Advertisement

Line to the Past

Share
TIMES STAFF WRITER

Where once there were fishermen, now there are warriors.

At the Point Mugu Naval Air Weapons Station north of Malibu, archeologists have spent the last week unearthing the remains of a once-thriving fishing village founded by a Japanese businessman at the turn of the century.

During its heyday in the 1930s, the Mugu Fish Camp just off Pacific Coast Highway was a popular playground for movie executives from Hollywood, who cruised up the coastal highway to hunt waterfowl at Mugu Lagoon, fish off a 200-foot wooden pier and luxuriate in a Japanese-style communal bath.

“I think at the time it was like going to Vegas,” said base archeologist Steve Schwartz, the man who instigated the dig. “If you were a big shot, that’s what you did. And it’s been totally forgotten.”

Advertisement

The fish camp had been forgotten until the brutal winter storms of 1995 broke through a massive sea wall built by the Navy 30 years ago, pummeling the beach-side buildings that had been constructed on top of the site. The military planned to tear down the buildings and remove what remains of the sea wall.

That gave Schwartz an idea. He had seen plenty of photographs of the old fishing village--black and white images of wooden cabins, the tackle store, the concrete bait tanks that lined the entry to the pier. But he wanted to see what lay under the Navy’s former laundry.

Armed with a $175,000 Navy grant and the help of a San Diego firm that specializes in historical research and archeological digs, Schwartz is getting just what he wanted.

“So the first thing we did was find the bait tanks,” Schwartz said with satisfaction, leading a tour of the sandy site, where the concrete foundations of three tanks stand exposed in a neat row, a fourth crumbling into the sand. The bottoms still have traces of the original bluish-gray paint.

When the fish camp was booming, sportsmen could pick up tackle and sundries at the little store on the other side of the pier, then mosey over to the tanks to select their bait. A trained seal lived in a fifth tank, now lost to time and the sea.

Schwartz said Japanese businessman Frank Kubota founded the village, building the store, cafe, six wooden cabins and a series of tent cabins along the beach. The date of the construction is uncertain, but Schwartz said the first photographs he has seen of Kubota’s village are from 1912.

Advertisement

Kubota also built a bridge across the marshy, wildlife-filled lagoon as an entryway to the camp from Pacific Coast Highway. It was a toll bridge, costing 25 cents to walk across and a $1 to drive across.

From what Schwartz has learned, Kubota went to jail for bootlegging at some point in the 1930s, turning over operation of the fish camp to Walter and Marguerite Welton. In 1939, Kubota sold the camp and returned to Japan, taking with him the profits from his business and leaving behind its remnants for archeologists to find decades later.

In a week of digging, archeologists have turned up sake bottles, rice bowls, pieces of the hurricane lamps that lighted the camp at night, whiskey bottles and an alarm clock caked with rust and missing its face.
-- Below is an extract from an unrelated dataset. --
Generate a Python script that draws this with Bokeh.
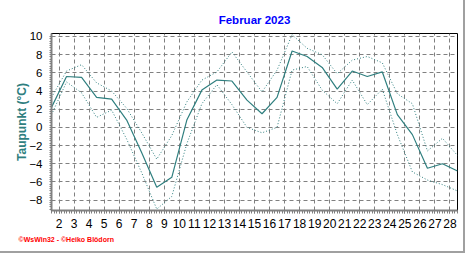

On Wednesday, the diggers came upon a real find--the remains of the communal Japanese bath. Brushing away years of accumulated sand, they found pipes for hot and cold water. Schwartz believes the concrete foundation was once capped by a redwood tub. Tired fisherman would lounge in the tub, probably sipping sake or whiskey.

“Pretty relaxing after a day of gutting fish,” Schwartz said.

The entire fish camp had to be rebuilt after a storm of hurricane intensity hit the coast in September 1939, killing 28 passengers on a pleasure boat as it attempted to return to the camp from a trip to Anacapa Island.

During World War II, after the devastation from the storm and the rebuilding effort, the Navy took over to build a base. The fish camp’s cafe became a mess hall and the cabins were used for storage. Bit by bit, most of the camp was built over, until only the pier and cabins remained. The pier was damaged by storms in 1988 and capsized last year in the same storms that destroyed all but one of the cabins.

Advertisement

When the dig is completed in another week, the Navy plans to establish a museum in that last cabin, now relocated to a safe spot across the road. The archeologists are videotaping the dig and photographing everything they find.

With the ocean always advancing, Navy officials say there is little point in trying to preserve the unearthed foundations except on film.

“They’re not going to last,” Schwartz said. “They’re already beginning to be washed out.”

But this time, he said he hopes that the fishing village won’t be forgotten.